● SUPPLIED RECORDS
◇ ◇ ◇ ◇ ◇

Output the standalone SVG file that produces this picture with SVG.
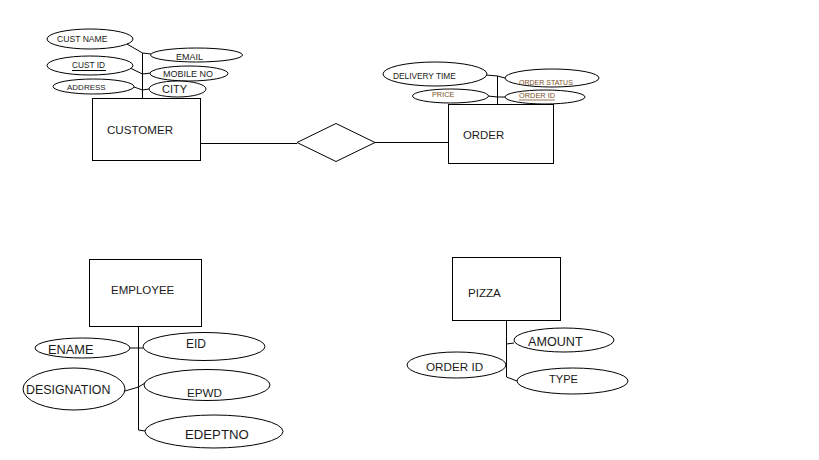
<svg xmlns="http://www.w3.org/2000/svg" width="819" height="460" viewBox="0 0 819 460">
<style>
.s{fill:#fff;stroke:#000;stroke-width:1}
.l{fill:none;stroke:#000;stroke-width:1}
text{font-family:"Liberation Sans",Arial,sans-serif;fill:#1a1a1a}
.o{fill:#7a4f24}
</style>
<rect width="819" height="460" fill="#fff"/>
<g id="connectors">
<line class="l" x1="142.5" y1="53" x2="142.5" y2="98"/>
<path class="l" d="M127,44 L142.5,53 L151,54"/>
<path class="l" d="M130,68 L142.5,74 L151,73"/>
<path class="l" d="M134,87 L142.5,90 L149,89"/>
<line class="l" x1="497.5" y1="76" x2="497.5" y2="104"/>
<path class="l" d="M486,75 L497.5,76 L505,78"/>
<path class="l" d="M488,96 L497.5,97 L505,97"/>
<line class="l" x1="201" y1="143.5" x2="297" y2="143.5"/>
<line class="l" x1="375" y1="142.5" x2="448" y2="142.5"/>
<line class="l" x1="138.5" y1="327" x2="138.5" y2="430"/>
<path class="l" d="M130,348 L143,348"/>
<path class="l" d="M125,391 L138.5,387 L145,383"/>
<path class="l" d="M138.5,430 L145,431"/>
<line class="l" x1="506.5" y1="321" x2="506.5" y2="377"/>
<path class="l" d="M506.5,344 L514,343"/>
<path class="l" d="M506.5,377 L517,381"/>
</g>
<g id="customer">
<rect class="s" x="92.5" y="98.5" width="108" height="62"/>
<text x="107" y="134" font-size="11.6">CUSTOMER</text>
</g>
<g id="cust_name">
<ellipse class="s" cx="90" cy="39" rx="43" ry="10"/>
<text x="57" y="42" font-size="8.6">CUST NAME</text>
</g>
<g id="cust_id">
<ellipse class="s" cx="90" cy="65.5" rx="43" ry="9.5"/>
<text x="72" y="68" font-size="8.3">CUST ID</text>
<line class="l" x1="72" y1="70.5" x2="106" y2="70.5"/>
</g>
<g id="address">
<ellipse class="s" cx="93.5" cy="86.5" rx="40.5" ry="7.5"/>
<text x="67" y="89.5" font-size="8">ADDRESS</text>
</g>
<g id="email">
<ellipse class="s" cx="196.5" cy="55" rx="46" ry="7"/>
<text x="176" y="60" font-size="9">EMAIL</text>
</g>
<g id="mobile_no">
<ellipse class="s" cx="189" cy="73.5" rx="39" ry="7.5"/>
<text x="163" y="77" font-size="9">MOBILE NO</text>
</g>
<g id="city">
<ellipse class="s" cx="177.5" cy="89" rx="28.5" ry="8"/>
<text x="162" y="93" font-size="11">CITY</text>
</g>
<g id="relationship">
<polygon class="s" points="297,142.5 336,123.5 375,142.5 336,161.5"/>
</g>
<g id="order">
<rect class="s" x="448.5" y="104.5" width="105" height="59"/>
<text x="463" y="139" font-size="11.4">ORDER</text>
</g>
<g id="delivery_time">
<ellipse class="s" cx="435" cy="74" rx="52" ry="12"/>
<text x="393" y="79" font-size="8.3">DELIVERY TIME</text>
</g>
<g id="price">
<ellipse class="s" cx="450.5" cy="96" rx="38" ry="7"/>
<text class="o" x="432" y="97" font-size="7.3">PRICE</text>
</g>
<g id="order_status">
<ellipse class="s" cx="552" cy="78" rx="47" ry="9"/>
<text class="o" x="519" y="85" font-size="7">ORDER STATUS</text>
</g>
<g id="order_id">
<ellipse class="s" cx="545" cy="97" rx="40" ry="7"/>
<text class="o" x="519" y="98" font-size="7.4">ORDER ID</text>
<line x1="519" y1="100" x2="555" y2="100" stroke="#7a4f24" stroke-width="0.8"/>
</g>
<g id="employee">
<rect class="s" x="89.5" y="259.5" width="112" height="67"/>
<text x="111" y="294" font-size="11.5">EMPLOYEE</text>
</g>
<g id="ename">
<ellipse class="s" cx="82.5" cy="348" rx="47.5" ry="10"/>
<text x="48" y="354" font-size="12.8">ENAME</text>
</g>
<g id="eid">
<ellipse class="s" cx="204" cy="346.5" rx="61" ry="14"/>
<text x="186" y="348" font-size="12">EID</text>
</g>
<g id="designation">
<ellipse class="s" cx="74" cy="389" rx="51" ry="21"/>
<text x="26" y="394" font-size="12.4">DESIGNATION</text>
</g>
<g id="epwd">
<ellipse class="s" cx="207" cy="385" rx="63" ry="15.5"/>
<text x="187" y="397" font-size="11.7">EPWD</text>
</g>
<g id="edeptno">
<ellipse class="s" cx="214" cy="431.5" rx="69" ry="16.5"/>
<text x="185" y="439" font-size="13.2">EDEPTNO</text>
</g>
<g id="pizza">
<rect class="s" x="452.5" y="257.5" width="108" height="63"/>
<text x="468" y="297" font-size="11.6">PIZZA</text>
</g>
<g id="amount">
<ellipse class="s" cx="564" cy="340" rx="50" ry="12"/>
<text x="528" y="346" font-size="12.6">AMOUNT</text>
</g>
<g id="pizza_order_id">
<ellipse class="s" cx="456.5" cy="365" rx="49.5" ry="13"/>
<text x="426" y="371" font-size="11.7">ORDER ID</text>
</g>
<g id="type">
<ellipse class="s" cx="572.5" cy="381" rx="55.5" ry="13"/>
<text x="549" y="383" font-size="11.1">TYPE</text>
</g>
</svg>
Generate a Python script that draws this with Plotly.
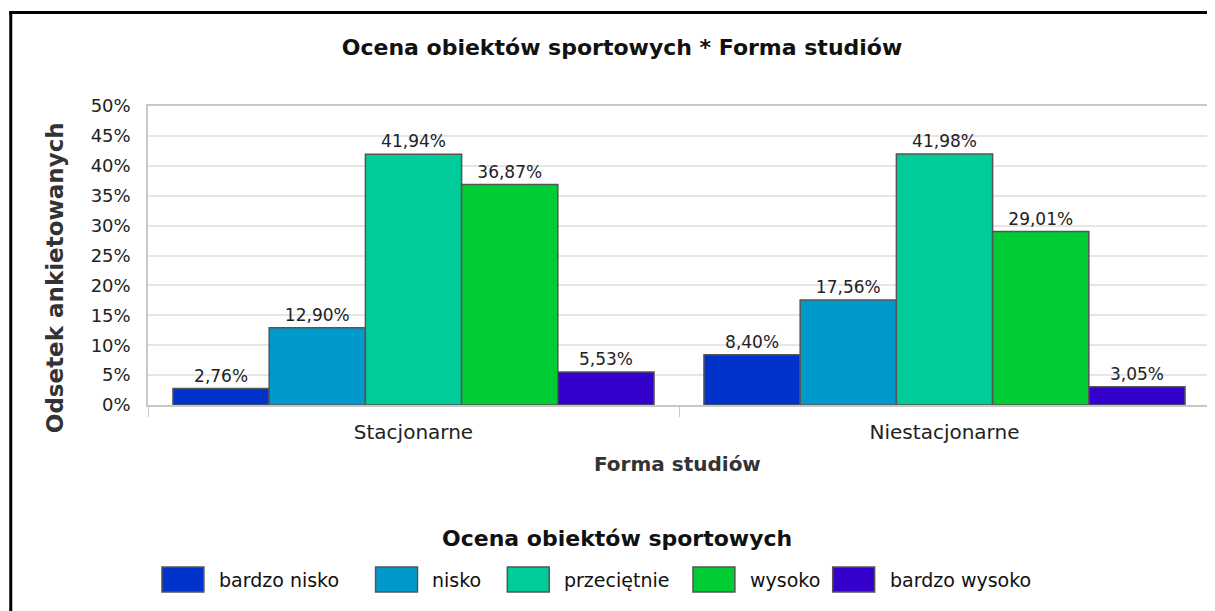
import plotly.graph_objects as go

# dane
forma = ["Stacjonarne", "Niestacjonarne"]
oceny = ["bardzo nisko", "nisko", "przeciętnie", "wysoko", "bardzo wysoko"]
bardzo_nisko = [2.76, 8.40]
nisko = [12.90, 17.56]
przecietnie = [41.94, 41.98]
wysoko = [36.87, 29.01]
bardzo_wysoko = [5.53, 3.05]
kolory = ["#0033cc", "#0099cc", "#00cc99", "#00cc33", "#3300cc"]

serie = [bardzo_nisko, nisko, przecietnie, wysoko, bardzo_wysoko]

fig = go.Figure()
for nazwa, wartosci, kolor in zip(oceny, serie, kolory):
    fig.add_trace(
        go.Bar(
            x=forma,
            y=wartosci,
            name=nazwa,
            marker=dict(color=kolor, line=dict(color="#555555", width=1.5)),
            text=[f"{v:.2f}%".replace(".", ",") for v in wartosci],
            textposition="outside",
            textfont=dict(family="DejaVu Sans", size=17, color="#222222"),
            cliponaxis=False,
            showlegend=False,
        )
    )

# strona ma 8px marginesu, wiec figura jest o 8px mniejsza
W, H = 1207, 603
L, R, T, B = 140, 3, 98, 206
pw = W - L - R
ph = H - T - B

def px(x):
    return (x - L) / pw

def py(y):
    return (H - B - y) / ph

# legenda rysowana recznie (duze prostokaty jak w oryginale)
leg_x = [154, 368, 500, 686, 826]
leg_y0, leg_y1 = 559, 584
box_w = 42

shapes = [
    dict(type="line", xref="paper", yref="paper",
         x0=px(2.5), x1=px(2.5), y0=py(604), y1=py(3),
         line=dict(color="black", width=3)),
    dict(type="line", xref="paper", yref="paper",
         x0=px(1), x1=px(1208), y0=py(4.5), y1=py(4.5),
         line=dict(color="black", width=3)),
]
annotations = [
    dict(xref="paper", yref="paper", x=px(47), y=py(270),
         text="<b>Odsetek ankietowanych</b>", textangle=-90,
         showarrow=False, xanchor="center", yanchor="middle",
         font=dict(family="DejaVu Sans", size=23, color="#333333")),
    dict(xref="paper", yref="paper", x=px(670), y=py(456),
         text="<b>Forma studiów</b>",
         showarrow=False, xanchor="center", yanchor="middle",
         font=dict(family="DejaVu Sans", size=20, color="#333333")),
    dict(xref="paper", yref="paper", x=px(610), y=py(530),
         text="<b>Ocena obiektów sportowych</b>",
         showarrow=False, xanchor="center", yanchor="middle",
         font=dict(family="DejaVu Sans", size=22, color="#111111")),
]
for nazwa, kolor, x0 in zip(oceny, kolory, leg_x):
    shapes.append(dict(type="rect", xref="paper", yref="paper",
                       x0=px(x0), x1=px(x0 + box_w), y0=py(leg_y1), y1=py(leg_y0),
                       fillcolor=kolor, line=dict(color="#555555", width=1.5)))
    annotations.append(dict(xref="paper", yref="paper",
                            x=px(x0 + box_w + 13), y=py((leg_y0 + leg_y1) / 2),
                            text=nazwa, showarrow=False,
                            xanchor="left", yanchor="middle",
                            font=dict(family="DejaVu Sans", size=19, color="#111111")))

fig.update_layout(
    width=W,
    height=H,
    margin=dict(l=L, r=R, t=T, b=B),
    paper_bgcolor="white",
    plot_bgcolor="white",
    barmode="group",
    bargap=0.094,
    bargroupgap=0,
    showlegend=False,
    title=dict(
        text="<b>Ocena obiektów sportowych * Forma studiów</b>",
        x=614 / W,
        xanchor="center",
        y=1 - 39 / H,
        yanchor="middle",
        font=dict(family="DejaVu Sans", size=22, color="#111111"),
    ),
    xaxis=dict(
        showline=True,
        linecolor="#c8c8c8",
        linewidth=1.5,
        mirror=True,
        ticks="outside",
        ticklen=10,
        tickcolor="#c8c8c8",
        tickson="boundaries",
        ticklabelstandoff=8,
        tickfont=dict(family="DejaVu Sans", size=20, color="#222222"),
    ),
    yaxis=dict(
        range=[0, 50],
        dtick=5,
        ticksuffix="%",
        showline=True,
        linecolor="#c8c8c8",
        linewidth=1.5,
        mirror=True,
        gridcolor="#e6e6e6",
        gridwidth=1.5,
        zeroline=False,
        ticklabelstandoff=12,
        tickfont=dict(family="DejaVu Sans", size=18, color="#222222"),
    ),
    shapes=shapes,
    annotations=annotations,
)

fig.write_html("out.html")
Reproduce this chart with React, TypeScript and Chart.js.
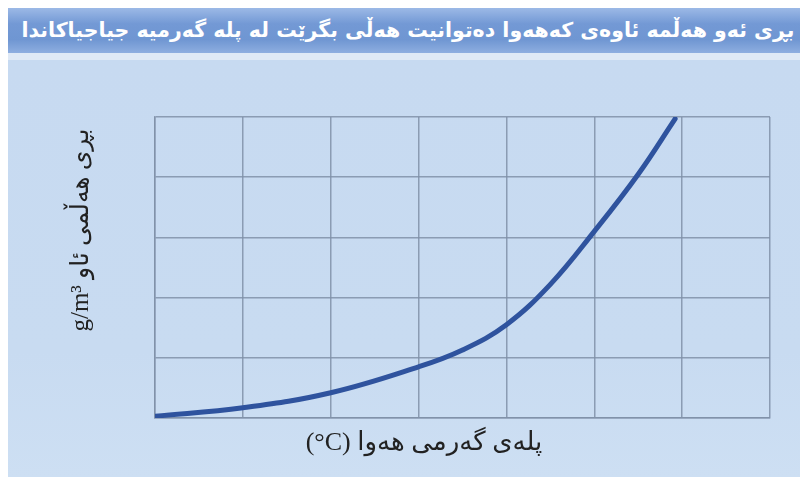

◇ ◇ ◇ ◇ ◇

● SHORT TASK
Taking the entries above, extract every line from the one bearing "Generate a Python" through the one bearing "przecietnie, wysoko, bardzo_wysoko]", exactly, with no pictures.

● SOLUTION FOR THIS TASK
Generate a Python script that draws this with Plotly.
import plotly.graph_objects as go

# dane
forma = ["Stacjonarne", "Niestacjonarne"]
oceny = ["bardzo nisko", "nisko", "przeciętnie", "wysoko", "bardzo wysoko"]
bardzo_nisko = [2.76, 8.40]
nisko = [12.90, 17.56]
przecietnie = [41.94, 41.98]
wysoko = [36.87, 29.01]
bardzo_wysoko = [5.53, 3.05]
kolory = ["#0033cc", "#0099cc", "#00cc99", "#00cc33", "#3300cc"]

serie = [bardzo_nisko, nisko, przecietnie, wysoko, bardzo_wysoko]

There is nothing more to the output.